Adelaide is a rural town and farming area in the Eastern Cape Province of South Africa. Adelaide is situated at the foothills of the Great Winterberg mountain range, 22 km east of Bedford and 37 km west of Fort Beaufort.

History

Before European arrival 
The modern day area of Adelaide was first inhabited by Bushmen and Xhosa people (estimated around 1530 to 1760), but in the late 18th and 19th century white farmer settlers arrived here.
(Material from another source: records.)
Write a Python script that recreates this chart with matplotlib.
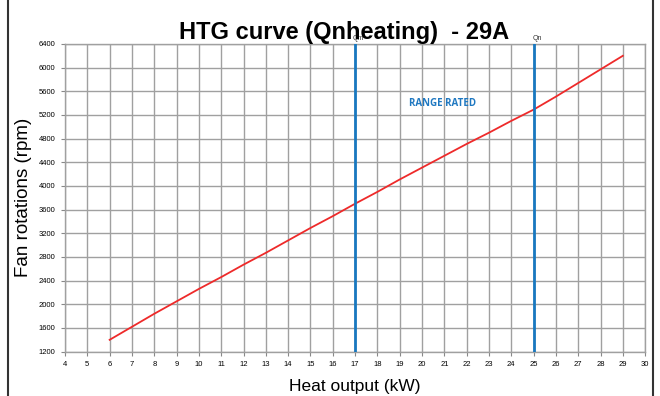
import numpy as np
import matplotlib
matplotlib.use("Agg")
import matplotlib.pyplot as plt
from matplotlib.lines import Line2D

# data
heat_kw = [6, 7, 8, 9, 10, 11, 12, 13, 14, 15, 16, 17, 18, 19, 20, 21, 22, 23, 24, 25, 26, 27, 28, 29]
fan_rpm = [1400, 1620, 1840, 2050, 2260, 2460, 2670, 2870, 3080, 3290, 3490, 3700, 3900, 4110,
           4310, 4510, 4710, 4900, 5100, 5290, 5510, 5740, 5970, 6200]
x_ticks = list(range(4, 31))
y_ticks = list(range(1200, 6401, 400))
range_limits = [17, 25]
range_labels = ["Qm", "Qn"]

plt.rcParams['font.family'] = ['Liberation Sans', 'DejaVu Sans']

fig = plt.figure(figsize=(6.6, 3.96), dpi=100)
ax = fig.add_axes([0.0985, 0.112, 0.879, 0.777])

ax.plot(heat_kw, fan_rpm, color='#ee2a2a', lw=1.3, zorder=3)

for xv, lab in zip(range_limits, range_labels):
    ax.axvline(xv, color='#1878c0', lw=2, zorder=4)
    ax.text(xv + 0.15, 6440, lab, fontsize=5, ha='center', va='bottom', color='#333333')

ax.text(20.9, 5390, "RANGE RATED", fontsize=7, fontweight='bold', color='#1f78c1',
        family=['Open Sans', 'DejaVu Sans'], ha='center', va='center')

ax.set_xlim(4, 30)
ax.set_ylim(1200, 6400)
ax.set_xticks(x_ticks)
ax.set_yticks(y_ticks)
ax.tick_params(labelsize=5.5, length=3, color='#888888', pad=4)
ax.grid(True, color='#a0a0a0', lw=1)
ax.set_axisbelow(True)
for s in ax.spines.values():
    s.set_color('#a0a0a0')
    s.set_linewidth(1)

ax.set_xlabel("Heat output (kW)", fontsize=12.5, labelpad=8)
ax.set_ylabel("Fan rotations (rpm)", fontsize=13.5, labelpad=5)

fig.text(0.521, 0.918, "HTG curve (Qnheating)  - 29A", fontsize=17, fontweight='bold',
         ha='center', va='center')

# frame lines at the sides
fig.add_artist(Line2D([0.012, 0.012], [0, 1], color='#333333', lw=1.5))
fig.add_artist(Line2D([0.989, 0.989], [0, 1], color='#333333', lw=1.5))

fig.savefig("out.png", dpi=100)
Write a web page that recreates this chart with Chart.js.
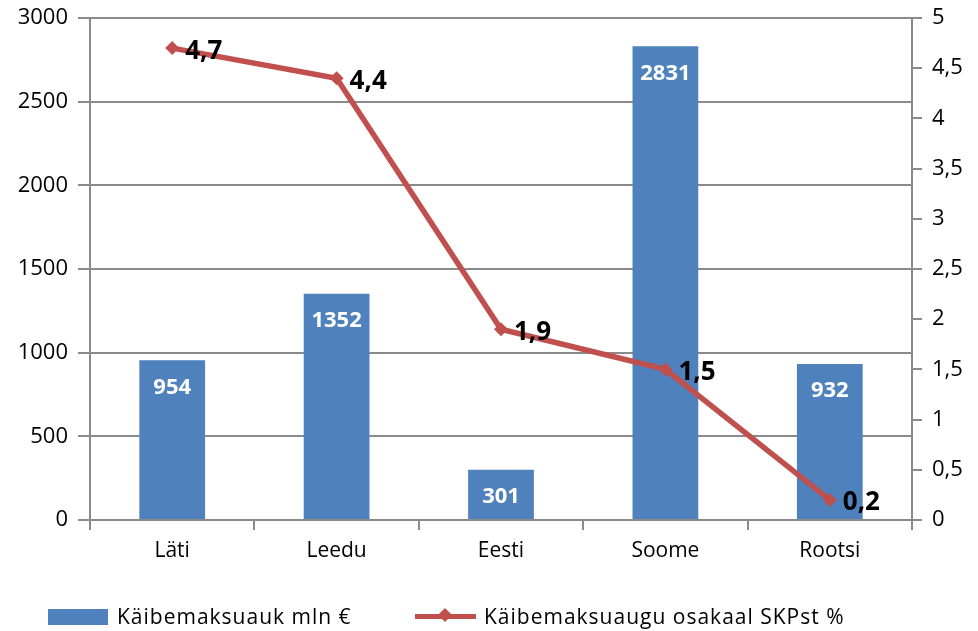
<!DOCTYPE html>
<html>
<head>
<meta charset="utf-8">
<script src="https://cdn.jsdelivr.net/npm/chart.js@4.4.1/dist/chart.umd.min.js"></script>
<style>
  body { margin: 0; background: #fff; font-family: "Open Sans", sans-serif; }
  .wrap { position: relative; width: 978px; height: 631px; }
  .legend { position: absolute; top: 603px; left: 0; width: 978px; height: 26px; font-size: 21px; color: #000; }
  .legend span { position: absolute; white-space: nowrap; letter-spacing: 1px; line-height: 26px; }
  .sw-bar { position: absolute; left: 48px; top: 6px; width: 60px; height: 16px; background: #4F81BD; }
  .sw-line { position: absolute; left: 415px; top: 11px; width: 61px; height: 5px; background: #C0504D; }
  .sw-dia { position: absolute; left: 440px; top: 7px; width: 10px; height: 10px; background: #C0504D; transform: rotate(45deg); }
</style>
</head>
<body>
<div class="wrap">
  <canvas id="c"></canvas>
  <div class="legend">
    <div class="sw-bar"></div>
    <span style="left:117px">Käibemaksuauk mln €</span>
    <div class="sw-line"></div>
    <div class="sw-dia"></div>
    <span style="left:484px">Käibemaksuaugu osakaal SKPst %</span>
  </div>
</div>
<script>
/* Käibemaksuauk: mln € (tulbad) ja osakaal SKPst % (joon) */
const categories = ['Läti', 'Leedu', 'Eesti', 'Soome', 'Rootsi'];
const gapMln = [954, 1352, 301, 2831, 932];
const gapPct = [4.7, 4.4, 1.9, 1.5, 0.2];

const GRID = '#8a8a8a';
const FONT = '"Open Sans", sans-serif';
const comma = v => String(v).replace('.', ',');

/* väärtuste sildid tulpadel ja joonel */
const valueLabels = {
  id: 'valueLabels',
  afterDatasetsDraw(chart) {
    const ctx = chart.ctx;
    ctx.save();
    chart.getDatasetMeta(1).data.forEach((bar, i) => {
      ctx.font = `bold 22px ${FONT}`;
      ctx.fillStyle = '#fff';
      ctx.textAlign = 'center';
      ctx.textBaseline = 'middle';
      ctx.fillText(gapMln[i], bar.x, bar.y + 27);
    });
    chart.getDatasetMeta(0).data.forEach((pt, i) => {
      ctx.font = `bold 26px ${FONT}`;
      ctx.fillStyle = '#000';
      ctx.textAlign = 'left';
      ctx.textBaseline = 'middle';
      ctx.fillText(comma(gapPct[i]), pt.x + 13, pt.y + 3);
    });
    ctx.restore();
  }
};

// telgede laius/kõrgus kinni, et joonise ala klapiks originaaliga
const fixV = w => s => { s.width = w; s.paddingTop = 0; s.paddingBottom = 0; };

new Chart(document.getElementById('c'), {
  data: {
    labels: categories,
    datasets: [
      {
        type: 'line',
        label: 'Käibemaksuaugu osakaal SKPst %',
        data: gapPct,
        yAxisID: 'y1',
        borderColor: '#C0504D',
        backgroundColor: '#C0504D',
        borderWidth: 5.5,
        pointStyle: 'rectRot',
        pointRadius: 7,
        pointBorderWidth: 0,
        tension: 0,
        order: 0
      },
      {
        type: 'bar',
        label: 'Käibemaksuauk mln €',
        data: gapMln,
        yAxisID: 'y',
        backgroundColor: '#4F81BD',
        barPercentage: 0.4,
        categoryPercentage: 1,
        order: 1
      }
    ]
  },
  options: {
    responsive: true,
    maintainAspectRatio: false,
    animation: false,
    layout: { padding: { top: 18, bottom: 66, left: 0, right: 0 } },
    plugins: { legend: { display: false }, tooltip: { enabled: false } },
    scales: {
      x: {
        offset: true,
        grid: { offset: true, drawOnChartArea: false, drawTicks: true, tickLength: 10, color: GRID, lineWidth: 2 },
        border: { color: GRID, width: 2 },
        ticks: { color: '#000', font: { family: FONT, size: 21 }, padding: 8 },
        afterFit: s => { s.height = 45; s.paddingLeft = 0; s.paddingRight = 0; }
      },
      y: {
        position: 'left',
        min: 0, max: 3000,
        ticks: { stepSize: 500, color: '#000', font: { family: FONT, size: 22 }, padding: 10, callback: v => String(v) },
        grid: { color: GRID, lineWidth: 2, tickLength: 12 },
        border: { color: GRID, width: 2 },
        afterFit: fixV(90)
      },
      y1: {
        position: 'right',
        min: 0, max: 5,
        ticks: { stepSize: 0.5, color: '#000', font: { family: FONT, size: 22 }, padding: 10, callback: v => comma(v) },
        grid: { drawOnChartArea: false, color: GRID, lineWidth: 2, tickLength: 10 },
        border: { color: GRID, width: 2 },
        afterFit: fixV(66)
      }
    }
  },
  plugins: [valueLabels]
});
</script>
</body>
</html>
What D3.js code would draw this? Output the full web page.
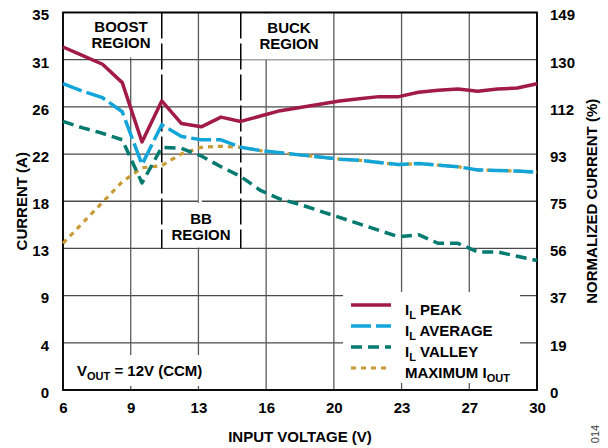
<!DOCTYPE html>
<html>
<head>
<meta charset="utf-8">
<script src="https://cdn.jsdelivr.net/npm/d3@7"></script>
<style>
  body { margin: 0; background: #fff; }
  text { font-family: "Liberation Sans", Arial, sans-serif; font-weight: bold; fill: #000; }
</style>
</head>
<body>
<div class="canvas"></div>
<script>
// input voltage (V)
const vin = [6, 7, 8, 9, 10, 11, 12, 13, 14, 15, 16, 17, 18, 19, 20, 21, 22, 23, 24, 25, 26, 27, 28, 29, 30]

// inductor currents (A)
const ilPeak = [31.8, 31.0, 30.2, 28.5, 23.0, 26.8, 24.7, 24.4, 25.3, 24.9, 25.4, 25.9, 26.2, 26.5, 26.8, 27.0, 27.2, 27.2, 27.6, 27.8, 27.9, 27.7, 27.9, 28.0, 28.4]
const ilAverage = [28.4, 27.7, 27.1, 25.8, 20.9, 24.6, 23.5, 23.2, 23.2, 22.5, 22.2, 22.0, 21.8, 21.6, 21.4, 21.3, 21.1, 20.9, 21.0, 20.85, 20.7, 20.4, 20.35, 20.3, 20.2]
const ilValley = [24.9, 24.3, 23.8, 23.2, 19.2, 22.5, 22.4, 21.7, 20.7, 19.8, 18.5, 17.7, 17.2, 16.6, 16.0, 15.4, 14.8, 14.2, 14.4, 13.6, 13.6, 12.8, 12.8, 12.4, 12.0]
const maxIout = [13.6, 15.5, 17.4, 19.3, 20.6, 20.8, 21.9, 22.5, 22.6, 22.5, 22.2, 22.0, 21.8, 21.6, 21.4, 21.3, 21.1, 20.9, 21.0, 20.85, 20.7, 20.4, 20.35, 20.3, 20.2]

// tick labels
const xTickLabels = ['6', '9', '13', '16', '20', '23', '27', '30']
const yTickLabels = ['0', '4', '9', '13', '18', '22', '26', '31', '35']
const y2TickLabels = ['0', '19', '37', '56', '75', '93', '112', '130', '149']

// region boundaries (V)
const boundaries = [11, 15]

const dims = { width: 608, height: 448 }
const plot = { left: 63, right: 537, top: 12.5, bottom: 390 }

const svg = d3.select('.canvas').append('svg')
  .attr('width', dims.width)
  .attr('height', dims.height)

const x = d3.scaleLinear().domain([6, 30]).range([plot.left, plot.right])
const y = d3.scaleLinear().domain([0, 35]).range([plot.bottom, plot.top])
const y2 = d3.scaleLinear().domain([0, 149]).range([plot.bottom, plot.top])

const xTicks = xTickLabels.map((d, i) => 6 + 24 * i / (xTickLabels.length - 1))
const yTicks = yTickLabels.map((d, i) => 35 * i / (yTickLabels.length - 1))
const y2Ticks = y2TickLabels.map((d, i) => 149 * i / (y2TickLabels.length - 1))

// grid
const grid = svg.append('g')
grid.selectAll('line.h')
  .data(yTicks)
  .enter().append('line')
  .attr('x1', plot.left).attr('x2', plot.right)
  .attr('y1', d => y(d)).attr('y2', d => y(d))
  .attr('stroke', '#4a4a4a').attr('stroke-width', 1.3)
grid.selectAll('line.v')
  .data(xTicks)
  .enter().append('line')
  .attr('y1', plot.top).attr('y2', plot.bottom)
  .attr('x1', d => x(d)).attr('x2', d => x(d))
  .attr('stroke', '#5a5a5a').attr('stroke-width', 1.3)

// white label boxes covering grid
const boxes = [
  [plot.left + 1, plot.top + 1, x(11) - plot.left - 1, 44],
  [x(15) + 1, plot.top + 1, x(19.7) - x(15) - 2, 46],
  [x(11) + 1, 203, x(15) - x(11) - 2, 44.5],
  [x(11) + 37, 155, 3, 48],
  [343, 292, 177, 91],
  [plot.left + 1, 355, 151, 31]
]
svg.append('g').selectAll('rect')
  .data(boxes)
  .enter().append('rect')
  .attr('x', d => d[0]).attr('y', d => d[1])
  .attr('width', d => d[2]).attr('height', d => d[3])
  .attr('fill', '#fff')

// region boundary lines
svg.append('g').selectAll('line')
  .data(boundaries)
  .enter().append('line')
  .attr('x1', d => x(d)).attr('x2', d => x(d))
  .attr('y1', plot.top).attr('y2', y(yTicks[3]))
  .attr('stroke', '#000').attr('stroke-width', 1.5)
  .attr('stroke-dasharray', '26,5')

// frame
svg.append('rect')
  .attr('x', plot.left).attr('y', plot.top)
  .attr('width', plot.right - plot.left).attr('height', plot.bottom - plot.top)
  .attr('fill', 'none').attr('stroke', '#000').attr('stroke-width', 1.8)

// axes labels
const xAxis = d3.axisBottom(x).tickValues(xTicks).tickSize(0).tickPadding(12)
  .tickFormat((d, i) => xTickLabels[i])
const yAxis = d3.axisLeft(y).tickValues(yTicks).tickSize(0).tickPadding(14)
  .tickFormat((d, i) => yTickLabels[i])
const y2Axis = d3.axisRight(y2).tickValues(y2Ticks).tickSize(0).tickPadding(13)
  .tickFormat((d, i) => y2TickLabels[i])

const styleAxis = g => {
  g.select('.domain').remove()
  g.selectAll('text').attr('font-size', 15)
    .attr('font-family', '"Liberation Sans", Arial, sans-serif')
}
svg.append('g').attr('transform', `translate(0, ${plot.bottom})`).call(xAxis).call(styleAxis)
svg.append('g').attr('transform', `translate(${plot.left}, 2.5)`).call(yAxis).call(styleAxis)
svg.append('g').attr('transform', `translate(${plot.right}, 2.5)`).call(y2Axis).call(styleAxis)

// axis titles
svg.append('text').attr('x', (plot.left + plot.right) / 2).attr('y', 442)
  .attr('text-anchor', 'middle').attr('font-size', 15).text('INPUT VOLTAGE (V)')
svg.append('text').attr('transform', `translate(27, ${(plot.top + plot.bottom) / 2}) rotate(-90)`)
  .attr('text-anchor', 'middle').attr('font-size', 15).text('CURRENT (A)')
svg.append('text').attr('transform', `translate(597, ${(plot.top + plot.bottom) / 2}) rotate(-90)`)
  .attr('text-anchor', 'middle').attr('font-size', 15).text('NORMALIZED CURRENT (%)')
svg.append('text').attr('transform', 'translate(599, 434) rotate(-90)')
  .attr('text-anchor', 'middle').attr('font-size', 11)
  .style('font-weight', 'normal').style('fill', '#444').text('014')

// region labels
const regionText = [
  ['BOOST', 121, 32], ['REGION', 121, 48],
  ['BUCK', 289, 33], ['REGION', 289, 49],
  ['BB', 201, 224], ['REGION', 201, 240]
]
svg.append('g').selectAll('text')
  .data(regionText)
  .enter().append('text')
  .attr('x', d => d[1]).attr('y', d => d[2])
  .attr('text-anchor', 'middle').attr('font-size', 15)
  .text(d => d[0])

// series
const series = [
  { name: 'peak', values: ilPeak, color: '#A11A48', dash: null, width: 3.5 },
  { name: 'average', values: ilAverage, color: '#12A5DA', dash: '20,5', width: 3.5 },
  { name: 'valley', values: ilValley, color: '#037A6F', dash: '11,6', width: 3.5 },
  { name: 'maxiout', values: maxIout, color: '#C99B35', dash: '5,5', width: 3.2 }
]
const line = d3.line()
  .x((d, i) => x(vin[i]))
  .y(d => y(d))

const drawOrder = [series[3], series[2], series[1], series[0]]
svg.append('g').selectAll('path')
  .data(drawOrder)
  .enter().append('path')
  .attr('d', d => line(d.values))
  .attr('fill', 'none')
  .attr('stroke', d => d.color)
  .attr('stroke-width', d => d.width)
  .attr('stroke-dasharray', d => d.dash)
  .attr('stroke-linejoin', 'round')

// legend
const legendGroup = svg.append('g')
const legendRows = legendGroup.selectAll('g')
  .data(series)
  .enter().append('g')
  .attr('transform', (d, i) => `translate(351, ${305 + i * 21})`)
legendRows.append('line')
  .attr('x1', 0).attr('x2', 40)
  .attr('stroke', d => d.color)
  .attr('stroke-width', d => d.width)
  .attr('stroke-dasharray', d => d.dash)

const legendLabels = [
  ['I', 'L', ' PEAK'],
  ['I', 'L', ' AVERAGE'],
  ['I', 'L', ' VALLEY'],
  ['MAXIMUM I', 'OUT', '']
]
legendRows.append('text')
  .attr('x', 54).attr('y', 9.5)
  .attr('font-size', 15)
  .each(function (d, i) {
    const t = d3.select(this)
    const parts = legendLabels[i]
    t.append('tspan').text(parts[0])
    t.append('tspan').attr('font-size', 11).attr('dy', 4).text(parts[1])
    if (parts[2]) t.append('tspan').attr('dy', -4).text(parts[2])
  })

// operating condition
const cond = svg.append('text').attr('x', 77).attr('y', 376).attr('font-size', 15)
cond.append('tspan').text('V')
cond.append('tspan').attr('font-size', 11).attr('dy', 4).text('OUT')
cond.append('tspan').attr('dy', -4).text(' = 12V (CCM)')
</script>
</body>
</html>
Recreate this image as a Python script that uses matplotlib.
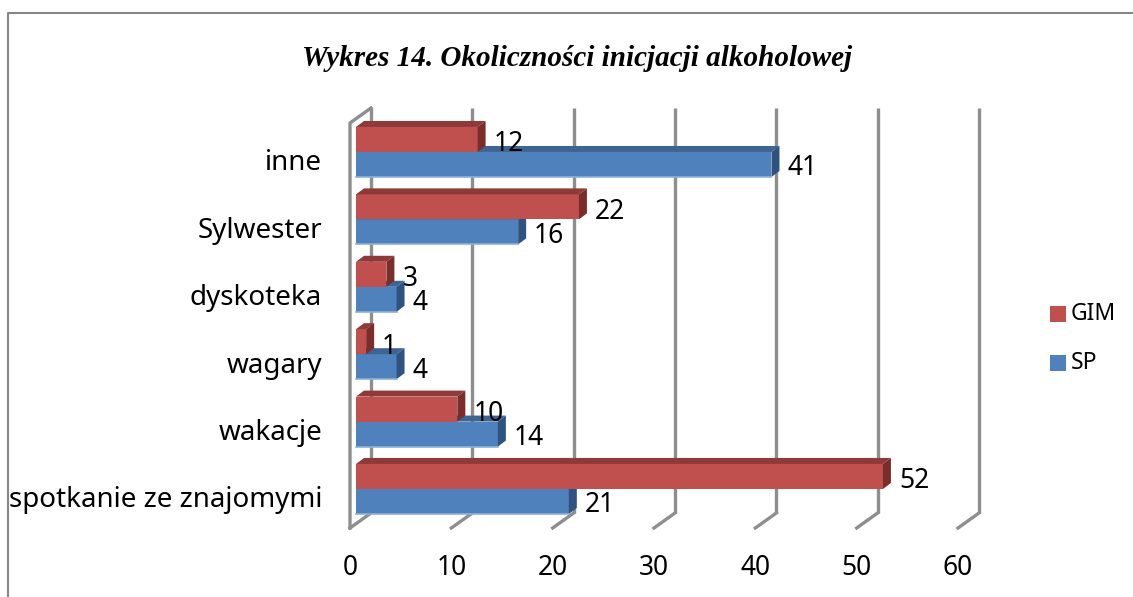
import matplotlib
matplotlib.use("Agg")
import numpy as np
import matplotlib.pyplot as plt
from matplotlib.lines import Line2D
from matplotlib.patches import Polygon, Rectangle
from matplotlib.transforms import ScaledTranslation

# Data
categories = ["spotkanie ze znajomymi", "wakacje", "wagary", "dyskoteka", "Sylwester", "inne"]
gim = [52, 10, 1, 3, 22, 12]
sp = [21, 14, 4, 4, 16, 41]
xticks = [0, 10, 20, 30, 40, 50, 60]

W, H = 1133, 597
FONT = "Noto Sans"
GRID = "#8E8E8E"
RED = ("#C0504D", "#8F3A38", "#7A2E2C")
BLUE = ("#4F81BD", "#3D6594", "#2F5380")

fig = plt.figure(figsize=(W / 100, H / 100), dpi=100)
# Plot area in pixels: x 350-958, y 123-528
ax = fig.add_axes([350 / W, 1 - 528 / H, 608 / W, 405 / H])
ax.set_xlim(0, 60)
ax.set_ylim(-0.579, 5.43)
for s in ax.spines.values():
    s.set_visible(False)

px_x = 60 / 608          # data units per pixel, x
px_y = 6.009 / 405       # data units per pixel, y
wall_dx, wall_dy = 21 * px_x, 15 * px_y
bar_off = 6 * px_x
depth_x, depth_y = 8 * px_x, 6 * px_y
bar_h = 25 * px_y
y0, y1 = ax.get_ylim()

# Back wall gridlines with the floor ticks
for t in xticks:
    ax.plot([t + wall_dx, t + wall_dx], [y0 + wall_dy, y1 + wall_dy], color=GRID, lw=2.4,
            clip_on=False, zorder=1, solid_capstyle="butt")
    ax.plot([t, t + wall_dx], [y0, y0 + wall_dy], color=GRID, lw=2.4, clip_on=False, zorder=1)
# Left wall
ax.plot([0, 0, wall_dx], [y0, y1, y1 + wall_dy], color=GRID, lw=2.4, clip_on=False, zorder=1)


def bar3d(y, val, cols, z):
    x0 = bar_off
    x1 = bar_off + val
    ax.barh(y, val, left=x0, height=bar_h, color=cols[0], zorder=z)
    top = y + bar_h / 2
    bot = y - bar_h / 2
    ax.add_patch(Polygon([(x0, top), (x1, top), (x1 + depth_x, top + depth_y), (x0 + depth_x, top + depth_y)],
                         facecolor=cols[1], edgecolor="none", clip_on=False, zorder=z))
    ax.add_patch(Polygon([(x1, bot), (x1, top), (x1 + depth_x, top + depth_y), (x1 + depth_x, bot + depth_y)],
                         facecolor=cols[2], edgecolor="none", clip_on=False, zorder=z))


ypos = np.arange(len(categories))
for i in range(len(categories)):
    y_sp = ypos[i] - bar_h / 2
    y_gim = ypos[i] + bar_h / 2
    bar3d(y_sp, sp[i], BLUE, 3)
    ax.plot([bar_off, bar_off + sp[i]], [y_sp - bar_h / 2] * 2, color="#8DB0DC", lw=1.2,
            zorder=3, clip_on=False)
    bar3d(y_gim, gim[i], RED, 4)
    ax.annotate(str(gim[i]), (bar_off + gim[i], y_gim), xytext=(16, -5), textcoords="offset pixels",
                va="center", ha="left", fontsize=19, family=FONT, color="black", zorder=6)
    ax.annotate(str(sp[i]), (bar_off + sp[i], y_sp), xytext=(16, -4), textcoords="offset pixels",
                va="center", ha="left", fontsize=19, family=FONT, color="black", zorder=6)

# Axis labels
ax.set_xticks(xticks)
ax.set_xticklabels([str(t) for t in xticks], fontsize=19, family=FONT)
ax.tick_params(axis="x", length=0, pad=19)
ax.set_yticks(ypos)
ax.set_yticklabels(categories, fontsize=20, family=FONT)
ax.tick_params(axis="y", length=0, pad=20)
for lbl in ax.get_yticklabels():
    lbl.set_transform(lbl.get_transform() + ScaledTranslation(0, -8 / 100, fig.dpi_scale_trans))

# Title
fig.text(577 / W, 1 - 58 / H, "Wykres 14. Okoliczności inicjacji alkoholowej", ha="center", va="center",
         family="Liberation Serif", style="italic", weight="bold", fontsize=21)

# Legend drawn by hand to sit at the reference position
for name, col, yp in [("GIM", RED[0], 314), ("SP", BLUE[0], 363)]:
    fig.add_artist(Rectangle((1050 / W, 1 - (yp + 8) / H), 16 / W, 16 / H, transform=fig.transFigure,
                             facecolor=col, edgecolor="none"))
    fig.text(1071 / W, 1 - yp / H, name, ha="left", va="center", family=FONT, fontsize=16.5)

# Outer frame (top and left only visible)
fig.add_artist(Line2D([8 / W, 8 / W, 1], [0, 1 - 13 / H, 1 - 13 / H], color="#868686", lw=1.5,
                      transform=fig.transFigure))

fig.savefig("out.png", dpi=100)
Some Bushmen were displaced while some intermarried with Xhosa people such as the Gqunukhwebe, Gqwashu and Sukwini people.

Colonial Adelaide 
Adelaide's origins date back to 1835 when a British officer named Captain Alexander Boswell Armstrong (1787–1862) established a military encampment which he named Fort Adelaide after Adelaide of Saxe-Meiningen, wife of King William IV. Despite the earlier English settlers, who were part of the 1820 Settlers, later on a large number of both Scottish and Afrikaans people soon immigrated here too. The Scottish were also the first to erect a church in the local area.

Modern day Adelaide 
Adelaide is an important centre for wool and sheep farming. Beef, mutton, venison, and citrus fruit are also important products. The specialised abattoir for venison (farm-hunted game meat) operating in the central town provides much needed employment to the local residents.

About 2,300 of the San-Bushmen's faraway descendants, the Westernised Coloureds, reside in the Bezuidenhoutville township 3 km from the central town, and represent 19% of Adelaide's inhabitants. Lingelethu is the largest Black African township in Adelaide, with a census exceeding 6,000 and a population share of 77% of the municipal area.